I should have saved this for a few reviews down the line this probably being my favourite album, but what the hell... in at the deep end.

Sebadoh is what ex-Dinosaur Jr. bassist Lou Barlow did when J. Mascis told him they were breaking up and reformed the next day with a new bassist and signed to Warner Brothers. It started off as a home-made project, just Lou, an acoustic guitar with 2 strings missing (and tuned like a ukelele) and a pair of cassette recorders. Understandably, a lot of the band's early material centres on that event (chiefly early single 'Asshole'), but mostly Lou wrote about awkward relationships, troubled friendships. Nick Drake with added tape hiss. Beautiful, plaintive, direct.

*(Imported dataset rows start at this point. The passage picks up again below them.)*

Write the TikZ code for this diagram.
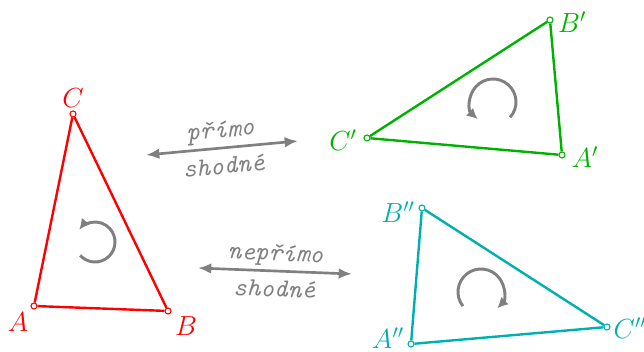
\documentclass[tikz,border=0pt]{standalone}
\usetikzlibrary{positioning,calc,arrows.meta}
\definecolor{zelena}{RGB}{0,178,0}
\definecolor{tyrkys}{RGB}{0,176,176}

\begin{document}
\begin{tikzpicture}[x=0.75pt,y=0.75pt,
    bod/.style={circle,draw,fill=white,inner sep=0pt,minimum size=4.5pt,line width=0.8pt},
    hrana/.style={line width=1.8pt},
    popis/.style={font=\huge,inner sep=1pt},
    obeh/.style={gray,line width=2.2pt,-{Latex[length=8pt,width=8pt]}},
    sipka/.style={gray,line width=2pt,{Latex[length=10pt,width=8pt]}-{Latex[length=10pt,width=8pt]}},
    slovo/.style={font=\fontsize{19.5}{22}\selectfont\ttfamily\itshape,gray}]

\useasboundingbox (0,0) rectangle (644,352);

% Trojuhelnik ABC
\node[red,bod] (A) at (34,46) {};
\node[red,bod] (B) at (168,41) {};
\node[red,bod] (C) at (73,238) {};
\draw[hrana,red] (A) -- (B) -- (C) -- (A);
\node[popis,red] (lA) at (18,30) {$A$};
\node[popis,red] (lB) at (186,26) {$B$};
\node[popis,red] (lC) at (73,254) {$C$};
\coordinate (o1) at (95,110);
\draw[obeh] ($(o1)+(222:20)$) arc[start angle=222,end angle=502,radius=20];

% Trojuhelnik A'B'C'
\node[zelena,bod] (A1) at (562,197) {};
\node[zelena,bod] (B1) at (550,332) {};
\node[zelena,bod] (C1) at (367,214) {};
\draw[hrana,zelena] (A1) -- (B1) -- (C1) -- (A1);
\node[popis,zelena] (lA1) at (585,195) {$A'$};
\node[popis,zelena] (lB1) at (572,330) {$B'$};
\node[popis,zelena] (lC1) at (343,212) {$C'$};
\coordinate (o2) at (493,250);
\draw[obeh] ($(o2)+(-42:23)$) arc[start angle=-42,end angle=228,radius=23];

% Trojuhelnik A''B''C''
\node[tyrkys,bod] (A2) at (411,8) {};
\node[tyrkys,bod] (B2) at (422,144) {};
\node[tyrkys,bod] (C2) at (607,25) {};
\draw[hrana,tyrkys] (A2) -- (B2) -- (C2) -- (A2);
\node[popis,tyrkys] (lA2) at (388,14) {$A''$};
\node[popis,tyrkys] (lB2) at (398,140) {$B''$};
\node[popis,tyrkys] (lC2) at (630,24) {$C''$};
\coordinate (o3) at (481,60);
\draw[obeh] ($(o3)+(218:23)$) arc[start angle=218,end angle=-45,radius=23];

% Sipky
\coordinate (s1) at (146,197);
\coordinate (s2) at (298,211);
\draw[sipka] (s1) -- (s2)
    node[midway,sloped,above=-1pt,slovo] (t1) {přímo}
    node[midway,sloped,below=3pt,slovo] (t2) {shodné};
\coordinate (s3) at (198,84);
\coordinate (s4) at (352,78);
\draw[sipka] (s3) -- (s4)
    node[midway,sloped,above=-1pt,slovo] (t3) {nepřímo}
    node[midway,sloped,below=3pt,slovo] (t4) {shodné};

\end{tikzpicture}
\end{document}
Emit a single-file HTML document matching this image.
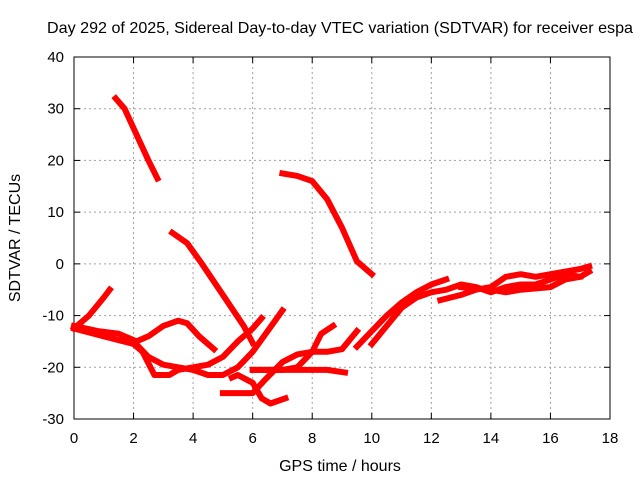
<!DOCTYPE html>
<html><head><meta charset="utf-8"><style>
body{margin:0;background:#fff}
svg{font-family:"Liberation Sans",sans-serif;}
</style></head><body>
<svg id="c" width="640" height="480">
<rect width="640" height="480" fill="#fff"/>
<text x="47" y="33" font-size="16" textLength="586" lengthAdjust="spacingAndGlyphs">Day 292 of 2025, Sidereal Day-to-day VTEC variation (SDTVAR) for receiver espa</text>
<g id="grid"></g>
<g id="axes"></g>
<g id="series"></g>
<text x="340" y="471" font-size="16" text-anchor="middle">GPS time / hours</text>
<text transform="translate(20,238) rotate(-90)" font-size="16" text-anchor="middle">SDTVAR / TECUs</text>
</svg>
<script>
const xTicks=[0,2,4,6,8,10,12,14,16,18];
const yTicks=[-30,-20,-10,0,10,20,30,40];
const tr1t=[0,0.5,1,1.2]; const tr1v=[-12.5,-10,-6.5,-5];
const tr2t=[1.4,1.7,2.1,2.5,2.8]; const tr2v=[32,30,25,20,16.5];
const tr3t=[0,0.8,1.5,2.1,2.5,3,3.5,3.8,4.2,4.7]; const tr3v=[-12,-13,-13.5,-15,-14,-12,-11,-11.5,-14,-16.5];
const tr4t=[0,1,2,2.3,2.7,3.2,3.5,4,4.5,5,5.5,6,6.3]; const tr4v=[-12.5,-14,-15.5,-17,-21.5,-21.5,-20.5,-20,-19.5,-18,-15,-12.5,-10.5];
const tr5t=[2,2.5,3,3.5,4,4.5,5,5.5,6,6.5,7]; const tr5v=[-15,-18,-19.5,-20,-20.5,-21.5,-21.5,-20,-17,-13,-9];
const tr6t=[3.3,3.8,4.3,5,5.7,6.0]; const tr6v=[6,4,0,-6,-12,-15.3];
const tr7t=[5,5.5,6,6.4,7,7.5,8,8.5,9,9.5]; const tr7v=[-25,-25,-25,-22.5,-19,-17.5,-17,-17,-16.5,-13];
const tr8t=[5.3,5.5,6,6.3,6.6,7.1]; const tr8v=[-22,-21.5,-23,-26,-27,-26];
const tr9t=[7,7.5,8,8.5,9,9.5,10]; const tr9v=[17.5,17,16,12.5,7,0.5,-2];
const tr10t=[6,6.5,7,7.5,8,8.3,8.7]; const tr10v=[-20.5,-20.5,-20.5,-20,-17,-13.5,-12];
const tr11t=[6,7,8,8.5,9.1]; const tr11v=[-20.5,-20.5,-20.5,-20.5,-21];
const tr12t=[9.5,10,10.5,11,11.5,12,12.5]; const tr12v=[-16,-13,-10,-7.5,-5.5,-4,-3];
const tr13t=[10,10.5,11,11.5,12,12.5,13,13.5,14,14.5,15,15.5,16,16.5,17,17.3]; const tr13v=[-15.5,-12,-8.5,-6.5,-5.5,-5,-4,-4.5,-5.5,-4.5,-4,-4,-3,-2,-2.5,-1.5];
const tr14t=[12.3,13,13.5,14,14.5,15,15.5,16,16.5,17,17.3]; const tr14v=[-7,-6,-5,-4.5,-2.5,-2,-2.5,-2,-1.5,-1,-0.5];
const tr15t=[13,14,14.5,15,16,16.5,17]; const tr15v=[-4.5,-5,-5.5,-5,-4.5,-3,-2.5];
const tracks=[[tr1t,tr1v],[tr2t,tr2v],[tr3t,tr3v],[tr4t,tr4v],[tr5t,tr5v],[tr6t,tr6v],[tr7t,tr7v],[tr8t,tr8v],[tr9t,tr9v],[tr10t,tr10v],[tr11t,tr11v],[tr12t,tr12v],[tr13t,tr13v],[tr14t,tr14v],[tr15t,tr15v]];
const X0=74,X1=610,Y0=419,Y1=57;
function sx(t){return X0+(t-0)/(18-0)*(X1-X0);}
function sy(v){return Y0-(v+30)/70*(Y0-Y1);}
const NS='http://www.w3.org/2000/svg';
function mk(tag,attrs,parent){const e=document.createElementNS(NS,tag);for(const k in attrs)e.setAttribute(k,attrs[k]);parent.appendChild(e);return e;}
const grid=document.getElementById('grid'),axes=document.getElementById('axes'),series=document.getElementById('series');
xTicks.forEach(t=>{
  const x=sx(t);
  if(t>0&&t<18){const g=mk('line',{x1:x,x2:x,y1:Y1,y2:Y0,stroke:'#a0a0a0','stroke-dasharray':'2,3'},grid);
  
  }
  mk('line',{x1:x,x2:x,y1:Y0,y2:Y0-6,stroke:'#000'},axes);
  mk('line',{x1:x,x2:x,y1:Y1,y2:Y1+6,stroke:'#000'},axes);
  const l=mk('text',{x:x,y:Y0+24,'font-size':15,'text-anchor':'middle'},axes);l.textContent=t;
  
  
});
yTicks.forEach(v=>{
  const y=sy(v);
  if(v>-30&&v<40){const g=mk('line',{x1:X0,x2:X1,y1:y,y2:y,stroke:'#a0a0a0','stroke-dasharray':'2,3'},grid);
  
  }
  mk('line',{x1:X0,x2:X0+6,y1:y,y2:y,stroke:'#000'},axes);
  mk('line',{x1:X1,x2:X1-6,y1:y,y2:y,stroke:'#000'},axes);
  const l=mk('text',{x:X0-10,y:y+5,'font-size':15,'text-anchor':'end'},axes);l.textContent=v;
  
  
});
mk('rect',{x:X0,y:Y1,width:X1-X0,height:Y0-Y1,fill:'none',stroke:'#000'},axes);
tracks.forEach(([ts,vs],i)=>{
  const pts=ts.map((t,j)=>sx(t).toFixed(1)+','+sy(vs[j]).toFixed(1)).join(' ');
  const p=mk('polyline',{points:pts,fill:'none',stroke:'#ff0000','stroke-width':6,'stroke-linejoin':'round','stroke-linecap':'square'},series);
  
  
});
</script>
</body></html>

By 'Bakesale' Sebadoh had become a fully fledged electric band, Lou on Guitar and Vocals, Jason Lowenstein on Bass and Vocals and Bob Fay on drums. Live, they could be erratic, 20 minute tuning breaks, swapping instruments, stopping moshpits to prevent their weedier fans getting stepped on. Songwriting duties were shared pretty equally by this stage, but Lou's songs remain the focus. They bookend Bakesale, opening with 'License to Confuse' (a fizzing, garage-y tune in which Lou confesses to being 'a nervous little dick') and ending with 'Together Or Alone' (noble and bittersweet).

While earlier albums featured individual strokes of genius ('Brand New Love' on '...Vs Helmet', or 'Soul & Fire' on 'Bubble & Scrape'), Bakesale was where they got the perfect balance between cohesion and chaos. Like many American bands of the early to mid '90s, Sebadoh were briefly feted as 'The Next Nirvana', but they were more fragile, awkward and special than that. It's what Alicia Silverstone in Clueless would probably have called 'complaint rock'... but wonderfully so.